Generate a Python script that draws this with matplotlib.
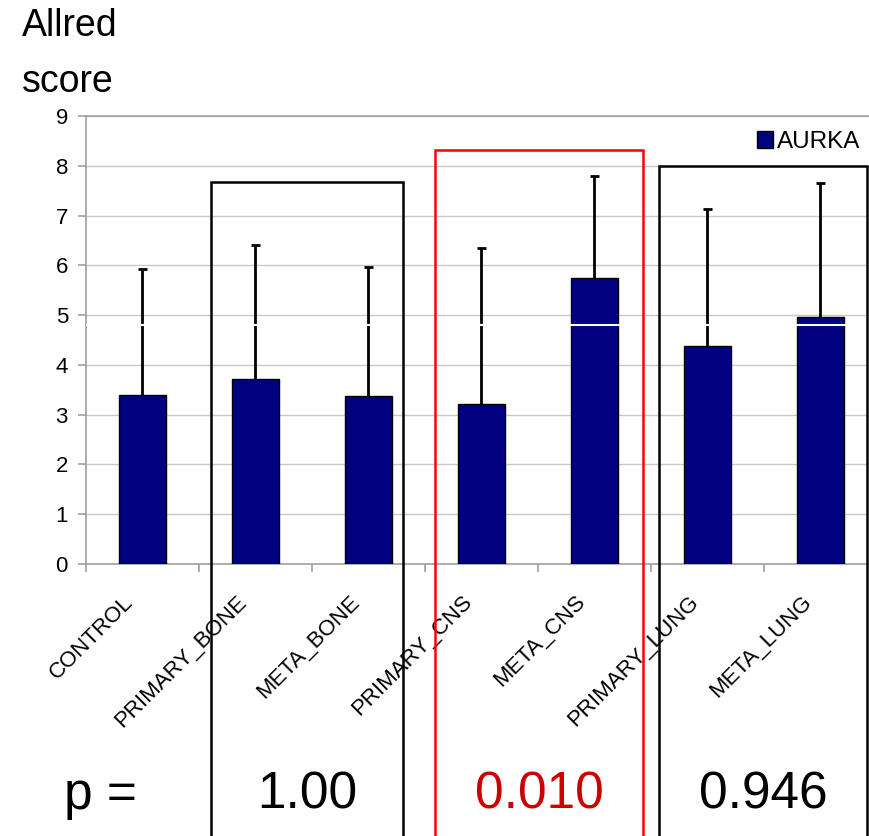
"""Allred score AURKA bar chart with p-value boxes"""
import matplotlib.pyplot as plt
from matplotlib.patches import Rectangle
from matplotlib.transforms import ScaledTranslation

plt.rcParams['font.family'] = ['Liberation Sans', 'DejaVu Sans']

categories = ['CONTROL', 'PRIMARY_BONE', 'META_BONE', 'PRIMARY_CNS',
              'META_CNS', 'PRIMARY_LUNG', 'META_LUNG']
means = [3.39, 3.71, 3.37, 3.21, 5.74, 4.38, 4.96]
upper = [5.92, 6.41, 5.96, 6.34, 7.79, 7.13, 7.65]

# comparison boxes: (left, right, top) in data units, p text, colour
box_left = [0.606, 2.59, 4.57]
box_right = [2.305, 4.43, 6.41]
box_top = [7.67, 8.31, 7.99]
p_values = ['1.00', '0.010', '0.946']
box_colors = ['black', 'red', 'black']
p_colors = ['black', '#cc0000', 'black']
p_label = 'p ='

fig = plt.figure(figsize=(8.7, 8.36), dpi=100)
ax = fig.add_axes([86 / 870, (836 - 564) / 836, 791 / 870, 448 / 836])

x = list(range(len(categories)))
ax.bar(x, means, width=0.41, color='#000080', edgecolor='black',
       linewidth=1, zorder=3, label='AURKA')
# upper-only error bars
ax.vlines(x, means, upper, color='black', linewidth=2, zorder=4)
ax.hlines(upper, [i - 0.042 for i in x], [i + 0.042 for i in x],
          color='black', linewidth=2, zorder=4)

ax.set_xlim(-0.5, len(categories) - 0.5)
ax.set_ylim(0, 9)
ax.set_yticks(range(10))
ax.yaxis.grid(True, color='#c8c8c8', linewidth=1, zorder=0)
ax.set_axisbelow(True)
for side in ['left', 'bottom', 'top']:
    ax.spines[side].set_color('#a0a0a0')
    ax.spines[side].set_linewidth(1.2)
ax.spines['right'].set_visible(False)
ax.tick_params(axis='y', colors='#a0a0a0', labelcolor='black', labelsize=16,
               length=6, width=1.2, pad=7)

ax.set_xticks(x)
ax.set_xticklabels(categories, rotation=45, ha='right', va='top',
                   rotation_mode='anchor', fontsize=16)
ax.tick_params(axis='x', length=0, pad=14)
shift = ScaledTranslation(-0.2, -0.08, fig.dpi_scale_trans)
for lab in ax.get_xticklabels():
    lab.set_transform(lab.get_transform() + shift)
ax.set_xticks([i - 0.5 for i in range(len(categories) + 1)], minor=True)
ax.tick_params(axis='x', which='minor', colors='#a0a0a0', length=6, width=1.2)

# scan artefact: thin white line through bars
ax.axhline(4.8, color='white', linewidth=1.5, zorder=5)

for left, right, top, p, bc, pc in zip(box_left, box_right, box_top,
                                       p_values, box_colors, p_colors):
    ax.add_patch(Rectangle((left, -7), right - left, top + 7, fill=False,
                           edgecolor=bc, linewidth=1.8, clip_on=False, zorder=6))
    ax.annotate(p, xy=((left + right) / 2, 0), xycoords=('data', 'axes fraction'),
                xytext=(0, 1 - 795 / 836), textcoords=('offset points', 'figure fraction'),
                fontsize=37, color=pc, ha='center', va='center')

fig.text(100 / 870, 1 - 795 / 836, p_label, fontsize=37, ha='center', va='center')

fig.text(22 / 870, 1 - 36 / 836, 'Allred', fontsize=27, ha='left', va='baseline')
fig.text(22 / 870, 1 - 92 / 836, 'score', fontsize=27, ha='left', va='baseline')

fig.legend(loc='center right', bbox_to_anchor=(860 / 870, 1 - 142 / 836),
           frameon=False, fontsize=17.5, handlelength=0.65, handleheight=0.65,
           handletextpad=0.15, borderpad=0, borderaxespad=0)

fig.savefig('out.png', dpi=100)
####################
▸ **Problem statement**
Please restate the material above line by line, exactly, beginning at its first line and ending with the line that contains "p_label = 'p ='", without any pictures.

▸ **Exercise solution**
Generate a Python script that draws this with matplotlib.
"""Allred score AURKA bar chart with p-value boxes"""
import matplotlib.pyplot as plt
from matplotlib.patches import Rectangle
from matplotlib.transforms import ScaledTranslation

plt.rcParams['font.family'] = ['Liberation Sans', 'DejaVu Sans']

categories = ['CONTROL', 'PRIMARY_BONE', 'META_BONE', 'PRIMARY_CNS',
              'META_CNS', 'PRIMARY_LUNG', 'META_LUNG']
means = [3.39, 3.71, 3.37, 3.21, 5.74, 4.38, 4.96]
upper = [5.92, 6.41, 5.96, 6.34, 7.79, 7.13, 7.65]

# comparison boxes: (left, right, top) in data units, p text, colour
box_left = [0.606, 2.59, 4.57]
box_right = [2.305, 4.43, 6.41]
box_top = [7.67, 8.31, 7.99]
p_values = ['1.00', '0.010', '0.946']
box_colors = ['black', 'red', 'black']
p_colors = ['black', '#cc0000', 'black']
p_label = 'p ='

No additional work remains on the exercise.